Nearly 90 ships from insolvent Hanjin Shipping remain stranded in international waters as they are being denied access to ports over concerns they will not be able pay docking, unloading and other fees.

The deadlocked situation shows little sign of improvement, although the world’s seventh-largest shipping firm was given provisional court protection in the U.S., Friday, to unload cargo at some ports without fear of creditors seizing its vessels. Four Hanjin ships that had stuck off the coast of Long Beach, California, began unloading Saturday, following the bankruptcy protection.

The cargo chaos started earlier this month after the Korean government refused to bail out the shipping unit of Hanjin Group as the financial support the latter offered fell short of major creditor banks’ expectations.

The government has come under fire for letting the shipping line go into court receivership without setting up programs to minimize the fallout of Hanjin’s collapse. But global experts say the Korean government took a step in the right direction. They said that additional funding won’t guarantee rehabilitation of the debt-ridden shipper and may expose banks to more losses, given the overcapacity of the global shipping industry.

They called for owners of the firm, including group Chairman Cho Yang-ho, to shoulder more responsibility for mismanagement by putting more of their own money into the company to help ease its financial woes.

This advice came at a time when the government is under growing pressure to save Hanjin Shipping with taxpayer money to contain adverse effects on the domestic and global economies.

“I'm not sure that the government has the responsibility to control the bankruptcy process. I would say that Hanjin (Group) has the responsibility to ensure a smooth exit,” independent economist Andy Xie said.

“I guess that they used the potential mess to threaten either banks or the government to force a bailout. And it didn't work. This is where you should look for responsibility.”

Mauro Guillen, director at the Wharton School of the University of Pennsylvania, said that government bailouts are justifiable only when systemic risks or very large employment shocks can happen.

“This is normally the case with financial institutions, and in some instances with industrial firms ― as with GM and Chrysler,” he said.

“Hanjin is a large company and its reorganization will be disruptive. But I am not sure it rises to the level of a systemic risk. The main issue is that global trade is not growing and there is excess transportation capacity worldwide.”

The experts believe chances are minimal that the Hanjin fiasco will turn into a systemic risk that can cripple financial markets and the entire economy, because a shipping company is not as intertwined with the rest of the economy as a bank is.

They said the government’s decision to let Hanjin go into court receivership may cause short-term pain, but will help put the country on a course to sustainable growth.

“The Hanjin fiasco may disrupt global supply chains and send out a negative ripple in the short term and I think the noise could last several months,” said Han Sang-yun, director at S&P Global Ratings monitoring Korean firms.

“Still, Hanjin’s global competitors are likely to absorb its capacity given the oversupply in global shipping.

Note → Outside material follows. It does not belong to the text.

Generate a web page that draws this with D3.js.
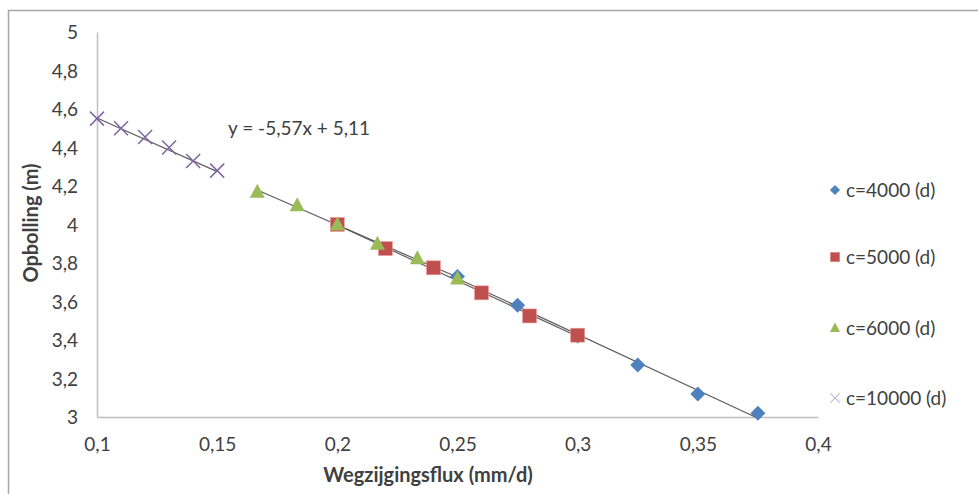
<!DOCTYPE html>
<html>
<head>
<meta charset="utf-8">
<script src="https://cdn.jsdelivr.net/npm/d3@7"></script>
<style>
  html, body { margin: 0; padding: 0; background: #fff; }
  svg { display: block; }
  text { font-family: Lato, "Open Sans", "Liberation Sans", sans-serif; fill: #404040; }
</style>
</head>
<body>
<svg id="chart" width="978" height="494"></svg>
<script>
// Opbolling versus wegzijgingsflux for four values of the drainage resistance c
const seriesNames = ["c=4000 (d)", "c=5000 (d)", "c=6000 (d)", "c=10000 (d)"];
const flux4000  = [0.25, 0.275, 0.3, 0.325, 0.35, 0.375];
const head4000  = [3.73, 3.58, 3.42, 3.27, 3.12, 3.02];
const flux5000  = [0.2, 0.22, 0.24, 0.26, 0.28, 0.3];
const head5000  = [4.00, 3.875, 3.775, 3.645, 3.525, 3.425];
const flux6000  = [0.1667, 0.1833, 0.2, 0.2167, 0.2333, 0.25];
const head6000  = [4.17, 4.10, 4.00, 3.90, 3.825, 3.72];
const flux10000 = [0.1, 0.11, 0.12, 0.13, 0.14, 0.15];
const head10000 = [4.55, 4.50, 4.455, 4.40, 4.33, 4.28];
// trendline equation shown for the c=10000 series
const trendSlope = -5.57;
const trendIntercept = 5.11;
const xTicks = [0.1, 0.15, 0.2, 0.25, 0.3, 0.35, 0.4];
const yTicks = [3, 3.2, 3.4, 3.6, 3.8, 4, 4.2, 4.4, 4.6, 4.8, 5];

const colors = ["#4F81BD", "#C0504D", "#9BBB59", "#8064A2"];
const symbols = ["diamond", "square", "triangle", "cross"];
const FONT = 'Lato, "Open Sans", "Liberation Sans", sans-serif';
const FS = 19;
const FS_TITLE = 20;

const svg = d3.select("#chart");
const fmt = v => String(+v.toFixed(2)).replace(".", ",");

const x = d3.scaleLinear().domain([0.1, 0.4]).range([97, 818]);
const y = d3.scaleLinear().domain([3, 5]).range([417, 32]);

// partial outer frame (top and left edges)
svg.append("path").attr("d", "M8.5,494 V10.5 H978")
  .attr("fill", "none").attr("stroke", "#a6a6a6").attr("stroke-width", 1.5);

// axes
const xAxis = svg.append("g").attr("transform", `translate(0,${y(3)})`)
  .call(d3.axisBottom(x).tickValues(xTicks).tickSize(0).tickPadding(21).tickFormat(fmt));
const yAxis = svg.append("g").attr("transform", `translate(${x(0.1)},0)`)
  .call(d3.axisLeft(y).tickValues(yTicks).tickSize(0).tickPadding(19).tickFormat(fmt));
[xAxis, yAxis].forEach(g => {
  g.select(".domain").attr("stroke", "#bfbfbf").attr("stroke-width", 1.5);
  g.selectAll("text").attr("font-size", FS).attr("fill", "#404040")
    .style("font-family", FONT);
});
yAxis.selectAll("text").attr("dy", "0.35em");

// axis titles
svg.append("text").attr("x", 428).attr("y", 482).attr("text-anchor", "middle")
  .attr("font-size", FS_TITLE).attr("font-weight", "bold").text("Wegzijgingsflux (mm/d)");
svg.append("text").attr("transform", "translate(38,223) rotate(-90)")
  .attr("text-anchor", "middle").attr("font-size", FS_TITLE).attr("font-weight", "bold")
  .text("Opbolling (m)");

const series = [
  { xs: flux4000, ys: head4000 },
  { xs: flux5000, ys: head5000 },
  { xs: flux6000, ys: head6000 },
  { xs: flux10000, ys: head10000 }
];

// least-squares fit for the trendlines
function fit(xs, ys) {
  const mx = d3.mean(xs), my = d3.mean(ys);
  const b = d3.sum(xs, (v, i) => (v - mx) * (ys[i] - my)) / d3.sum(xs, v => (v - mx) ** 2);
  return { slope: b, intercept: my - b * mx };
}

const trendG = svg.append("g");
series.forEach((s, i) => {
  const f = i === 3 ? { slope: trendSlope, intercept: trendIntercept } : fit(s.xs, s.ys);
  const x0 = d3.min(s.xs), x1 = d3.max(s.xs);
  trendG.append("line")
    .attr("x1", x(x0)).attr("y1", y(f.slope * x0 + f.intercept))
    .attr("x2", x(x1)).attr("y2", y(f.slope * x1 + f.intercept))
    .attr("stroke", "#4d4d4d").attr("stroke-width", 1.2).attr("opacity", 0.9);
});

function drawMarker(g, type, color) {
  if (type === "diamond") {
    g.append("path").attr("d", "M0,-7.5 L7.5,0 L0,7.5 L-7.5,0 Z").attr("fill", color);
  } else if (type === "square") {
    g.append("rect").attr("x", -7).attr("y", -7).attr("width", 14).attr("height", 14)
      .attr("fill", color).attr("stroke", "#e8a09e").attr("stroke-width", 0.6);
  } else if (type === "triangle") {
    g.append("path").attr("d", "M0,-8 L7.5,6 L-7.5,6 Z").attr("fill", color);
  } else {
    g.append("path").attr("d", "M-7,-7 L7,7 M-7,7 L7,-7")
      .attr("stroke", color).attr("stroke-width", 1.5).attr("fill", "none");
  }
}

// markers: later series drawn on top
series.forEach((s, i) => {
  s.xs.forEach((xv, k) => {
    const g = svg.append("g").attr("transform", `translate(${x(xv)},${y(s.ys[k])})`);
    drawMarker(g, symbols[i], colors[i]);
  });
});

// trendline equation
svg.append("text").attr("x", 228).attr("y", 135).attr("font-size", FS)
  .text(`y = ${fmt(trendSlope)}x + ${fmt(trendIntercept)}`);

// legend
const legendY = [190, 257, 328, 398];
seriesNames.forEach((name, i) => {
  const g = svg.append("g").attr("transform", `translate(835,${legendY[i]})`);
  const m = g.append("g").attr("transform", "scale(0.68)");
  drawMarker(m, symbols[i], i === 3 ? "#b6a9cc" : colors[i]);
  g.append("text").attr("x", 11).attr("y", 0).attr("dy", "0.35em")
    .attr("font-size", FS).text(name);
});
</script>
</body>
</html>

Also, both exporters and importers have already started diversifying their shipping sources, which might further normalize the situation after a few months.”

He said logistics is different from finance, and concerns over Hanjin and its ripple effects on the overall economy are exaggerated, adding that the financial damage on Samsung Electronics and other exporters would be “limited.”

Apogee Partner James Rooney called for the government to be more sophisticated in planning and executing the restructuring of Hanjin

“This corporate restructuring has been largely undertaken without any careful and thoughtful planning about how to execute it with minimum disruption to customers, counterparties and all of the service providers and vendors,” Rooney said.

Hanjin needs expert law firms that specialize in protective bankruptcy and insolvency actions for global companies that can still be restructured through legal processes, he said.

“Hanjin is obviously a case where the experts must have global perspectives so as to structure and arrange things ahead of time for protective conditions in every legal jurisdiction that Hanjin and its vessels may be exposed to.”

Han said any decision should be made on market principles, not emotions.

“This will be viewed as a case showing that the government sticks to the rules,” he said. “In this regard, I think that it will have a positive effect from the perspective of credit culture and market functioning.

“The government’s consistency and sustainability of its commitment to stick to the rules will be the keys for future credit culture improvement.”